The Glass House is best understood as a pavilion for viewing the surrounding landscape. Invisible from the road, the house sits on a promontory overlooking a pond with views towards the woods beyond. The house is 55 feet long and 33 feet wide, with 1,815 square feet. Each of the four exterior walls is punctuated by a centrally located glass door that opens onto the landscape. The house, which ushered the International Style into residential American architecture, is iconic because of its innovative use of materials and its seamless integration into the landscape. Philip Johnson, who lived in the Glass House from 1949 until his death in 2005, conceived of it as half a composition, completed by the Brick House. Both buildings were designed in 1945-48.

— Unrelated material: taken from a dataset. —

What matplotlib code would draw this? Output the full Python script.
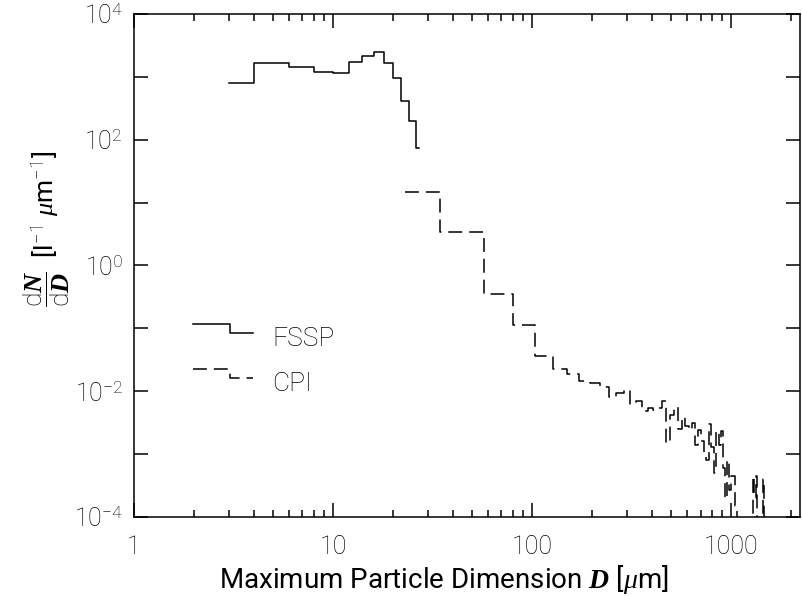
import numpy as np
import matplotlib.pyplot as plt
from matplotlib.legend_handler import HandlerLine2D
from matplotlib.lines import Line2D
from matplotlib.ticker import NullLocator, NullFormatter

plt.rcParams['font.family'] = ['Roboto', 'DejaVu Sans']
plt.rcParams['font.weight'] = 'light'
plt.rcParams['mathtext.fontset'] = 'custom'
plt.rcParams['mathtext.rm'] = 'Roboto:light'
plt.rcParams['mathtext.it'] = 'Liberation Serif:italic'
plt.rcParams['mathtext.bf'] = 'Liberation Serif:italic:bold'
plt.rcParams['lines.scale_dashes'] = False

# FSSP bin centres (um) and concentrations
fssp_d = [3, 5, 7, 9, 11, 13, 15, 17, 19, 21, 23, 25, 27]
fssp_n = [800, 1650, 1450, 1180, 1160, 1750, 2150, 2460, 1650, 970, 414, 199, 75]

# CPI bin centres (um) and concentrations
cpi_d = [23, 46, 69, 92, 115, 138, 161, 184, 207, 230, 253, 276, 299, 322,
         345, 368, 391, 414, 437, 460, 483, 506, 529, 552, 575, 598, 621,
         644, 667, 690, 713, 736, 759, 782, 805, 828, 851, 874, 897, 920,
         943, 966, 989, 1012, 1035, 1058, 1081, 1104, 1127, 1150, 1173,
         1196, 1219, 1242, 1265, 1288, 1311, 1334, 1357, 1380, 1403, 1426,
         1449, 1472]
cpi_n = [15, 3.38, 0.353, 0.114, 0.036, 0.0227, 0.0189, 0.0146, 0.0135,
         0.0117, 0.0082, 0.0095, 0.0105, 0.0063, 0.0071, 0.0048, 0.0055,
         0.0050, 0.0055, 0.0070, 0.0015, 0.0042, 0.0057, 0.0025, 0.0039,
         0.0028, 0.0024, 0.0031, 0.0014, 0.0024, 0.0016, 0.00097, 0.0008,
         0.0030, 0.0013, 0.0005, 0.0023, 0.0014, 0.0023, 0.0006, 0.00019,
         0.0008, 0.00027, 0.00045, 0.00045, 0.00015, 0, 0, 0, 0, 0, 0, 0,
         0, 0, 0.00045, 0.0002, 0.00045, 0, 0, 0, 0, 0.0004, 0]

x_ticks = [1, 10, 100, 1000]
x_labels = ['1', '10', '100', '1000']
y_ticks = [1e-4, 1e-3, 1e-2, 1e-1, 1e0, 1e1, 1e2, 1e3, 1e4]
y_labels = ['10$^{-4}$', '', '10$^{-2}$', '', '10$^{0}$', '',
            '10$^{2}$', '', '10$^{4}$']


class StepHandler(HandlerLine2D):
    # legend sample drawn as a little step, like the histogram lines
    def create_artists(self, legend, orig_handle, xdescent, ydescent,
                       width, height, fontsize, trans):
        xs = np.array([0, 0.62, 0.62, 1.0]) * width - xdescent
        ys = np.array([1.2, 1.2, 0.68, 0.68]) * height - ydescent
        line = Line2D(xs, ys)
        self.update_prop(line, orig_handle, legend)
        line.set_drawstyle('default')
        line.set_transform(trans)
        return [line]


fig = plt.figure(figsize=(8.02, 5.96), dpi=100)
ax = fig.add_axes([0.167, 0.1326, 0.830, 0.844])

ax.plot(fssp_d, fssp_n, drawstyle='steps-mid', color='black', lw=1.1,
        label='FSSP')
ax.plot(cpi_d, cpi_n, drawstyle='steps-mid', color='black', lw=1.1,
        dashes=(10, 5), label='CPI')

ax.set_xscale('log')
ax.set_yscale('log')
ax.set_xlim(1, 2200)
ax.set_ylim(1e-4, 1e4)

ax.set_xticks(x_ticks)
ax.set_xticklabels(x_labels)
ax.xaxis.set_minor_formatter(NullFormatter())
ax.set_yticks(y_ticks)
ax.set_yticklabels(y_labels)
ax.yaxis.set_minor_locator(NullLocator())

ax.tick_params(which='both', direction='in', top=True, right=True,
               width=1.1, labelsize=18, labelcolor='black')
ax.tick_params(which='major', length=10)
ax.tick_params(which='minor', length=5)
ax.tick_params(axis='x', pad=13)
ax.tick_params(axis='y', pad=8)
for s in ax.spines.values():
    s.set_linewidth(1.1)

ax.set_xlabel(r'Maximum Particle Dimension $\mathbf{D}$ [$\mu$m]', fontsize=20)
ax.xaxis.set_label_coords(0.465, -0.091)
ax.set_ylabel(r'$\dfrac{\mathrm{d}\mathbf{N}}{\mathrm{d}\mathbf{D}}$  '
              r'[l$^{-1}$ $\mu$m$^{-1}$]', fontsize=19)
ax.yaxis.set_label_coords(-0.093, 0.573)

ax.legend(handler_map={Line2D: StepHandler()}, loc='upper left',
          bbox_to_anchor=(0.0887, 0.378), frameon=False, handlelength=2.27,
          handletextpad=0.72, labelspacing=0.8, borderpad=0,
          borderaxespad=0, fontsize=19)

fig.savefig('out.png', dpi=100)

Since its completion in 1949, the building and decor have not strayed from their original design. Most of the furniture came from Johnson’s New York apartment, designed in 1930 by Mies van der Rohe. In fact, Mies designed the now iconic daybed specifically for Johnson. A seventeenth-century painting attributed to Nicolas Poussin stands in the living room. The image, Burial of Phocion, depicts a classical landscape and was selected specifically for the house by Alfred H. Barr, Jr., the first director of the Museum of Modern Art. The sculpture, Two Circus Women, by Elie Nadelman stands opposite. It is a small version of a marble sculpture that is in the lobby of the New York State Theater (now David H. Koch Theater) at Lincoln Center in 1964.
The floor plan of the Glass House reveals a fairly traditional living space. Although there are no walls, Philip Johnson referred to areas within the rectangular, loft-like space as “rooms.” There is a kitchen, dining room, living room, bedroom, hearth area, bathroom, and an entrance area. Despite the very modern style of the house, the layout could easily be a colonial home, something Johnson noted.

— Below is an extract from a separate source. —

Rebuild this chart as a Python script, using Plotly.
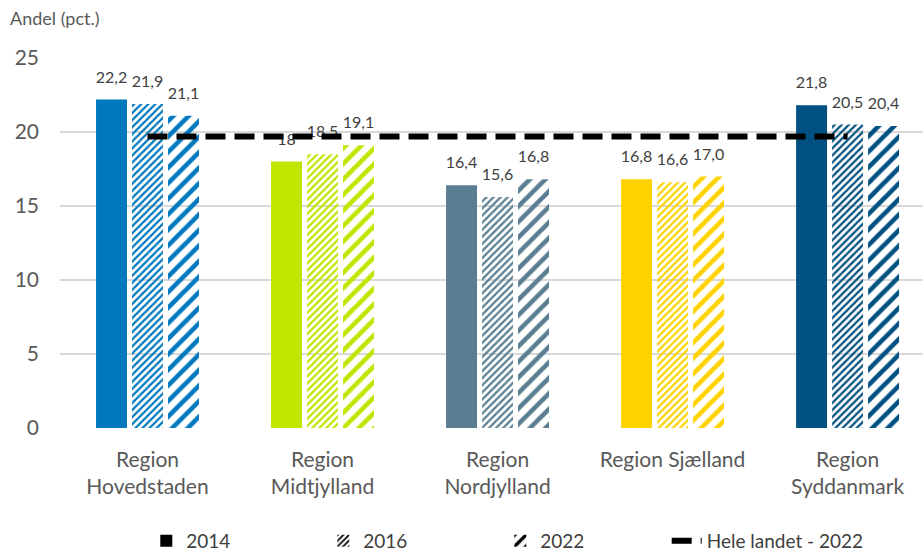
import plotly.graph_objects as go

# Categories and data
regions = [
    "Region<br>Hovedstaden",
    "Region<br>Midtjylland",
    "Region<br>Nordjylland",
    "Region Sjælland",
    "Region<br>Syddanmark",
]
years = ["2014", "2016", "2022"]
labels_2014 = ["22,2", "18", "16,4", "16,8", "21,8"]
labels_2016 = ["21,9", "18,5", "15,6", "16,6", "20,5"]
labels_2022 = ["21,1", "19,1", "16,8", "17,0", "20,4"]
hele_landet_2022 = 19.7
y_ticks = [0, 5, 10, 15, 20, 25]

region_colors = ["#0078BE", "#BEE600", "#5A7D91", "#FFD200", "#005082"]

# stripe styles per year: (shape, size, solidity)
patterns = {
    "2014": ("", 8, 0.3),
    "2016": ("/", 5, 0.45),
    "2022": ("/", 11, 0.42),
}


def to_values(labels):
    return [float(s.replace(",", ".")) for s in labels]


year_labels = {"2014": labels_2014, "2016": labels_2016, "2022": labels_2022}

FONT = "Lato, 'Open Sans', sans-serif"
TICK_COLOR = "#595959"
LABEL_COLOR = "#404040"
BARGAP = 0.383

fig = go.Figure()

for year in years:
    labels = year_labels[year]
    values = to_values(labels)
    shape, size, solidity = patterns[year]
    fig.add_trace(go.Bar(
        x=regions, y=values, name=year, offsetgroup=year, alignmentgroup="bars",
        marker=dict(
            color=region_colors, line=dict(width=0),
            pattern=dict(shape=shape, size=size, solidity=solidity,
                         fgcolor=region_colors, bgcolor="white", fillmode="replace"),
        ),
        showlegend=False, hoverinfo="skip",
    ))
    # legend entry in black
    fig.add_trace(go.Bar(
        x=[None], y=[None], name=year, offsetgroup=year, alignmentgroup="bars",
        marker=dict(
            color="black", line=dict(width=0),
            pattern=dict(shape=shape, size=size, solidity=solidity,
                         fgcolor="black", bgcolor="white", fillmode="replace"),
        ),
        showlegend=True, legend="legend", hoverinfo="skip",
    ))

# value labels above each bar
for year in years:
    labels = year_labels[year]
    values = to_values(labels)
    fig.add_trace(go.Scatter(
        x=regions, y=values, text=labels, mode="markers+text",
        offsetgroup=year, alignmentgroup="bars",
        marker=dict(size=19, color="rgba(0,0,0,0)"),
        textposition="top center",
        textfont=dict(family=FONT, size=16, color=LABEL_COLOR),
        cliponaxis=False, showlegend=False, hoverinfo="skip",
    ))

# national level line
fig.add_trace(go.Scatter(
    x=regions, y=[hele_landet_2022] * len(regions), mode="lines",
    name="Hele landet - 2022", offsetgroup="line", alignmentgroup="line",
    line=dict(color="black", width=6, dash="20px,9px"),
    legend="legend2", hoverinfo="skip",
))

fig.add_annotation(
    text="Andel (pct.)", xref="paper", yref="paper", x=-0.06, y=1.108,
    xanchor="left", yanchor="middle", showarrow=False,
    font=dict(family=FONT, size=18, color=TICK_COLOR),
)

legend_font = dict(family=FONT, size=19, color=LABEL_COLOR)

fig.update_layout(
    width=923, height=556,
    margin=dict(l=60, r=0, t=58, b=128, autoexpand=False),
    paper_bgcolor="white", plot_bgcolor="white",
    barmode="group", bargap=BARGAP, bargroupgap=0.14,
    scattermode="group", scattergap=BARGAP,
    font=dict(family=FONT, color=TICK_COLOR),
    xaxis=dict(
        type="category", range=[-0.5, 4.431], showgrid=False, showline=False,
        ticks="", tickfont=dict(family=FONT, size=21, color=TICK_COLOR),
        ticklabelstandoff=17,
    ),
    yaxis=dict(
        range=[0, 25], tickvals=y_ticks, showgrid=True, gridcolor="#D9D9D9",
        gridwidth=1.5, zeroline=False, showline=False, ticks="",
        tickfont=dict(family=FONT, size=21, color=TICK_COLOR),
        ticklabelstandoff=20,
    ),
    legend=dict(
        orientation="h", x=0.1, xanchor="left", y=-0.305, yanchor="middle",
        font=legend_font, traceorder="normal", entrywidth=132,
    ),
    legend2=dict(
        orientation="h", x=0.703, xanchor="left", y=-0.305, yanchor="middle",
        font=legend_font,
    ),
)

fig.write_html("out.html")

As detailed in the floor plan, the placement of furniture throughout the house is precise. A rug defines the living room area, while seating around a low table anchors the space. The living room is the focal point of the house, and like nested boxes, it is the center from which the site is successively occupied: living room, house, courtyard, and landscape. The fixed furniture plan contrasts with the surrounding landscape, which is ever-changing through weather and season.
The “room” with the greatest privacy is the bedroom, which also contains a small desk. It is separated from the living room by a series of built-in storage cabinets with walnut veneer. Although today open space floor-plans are common, it was highly unusual in 1949.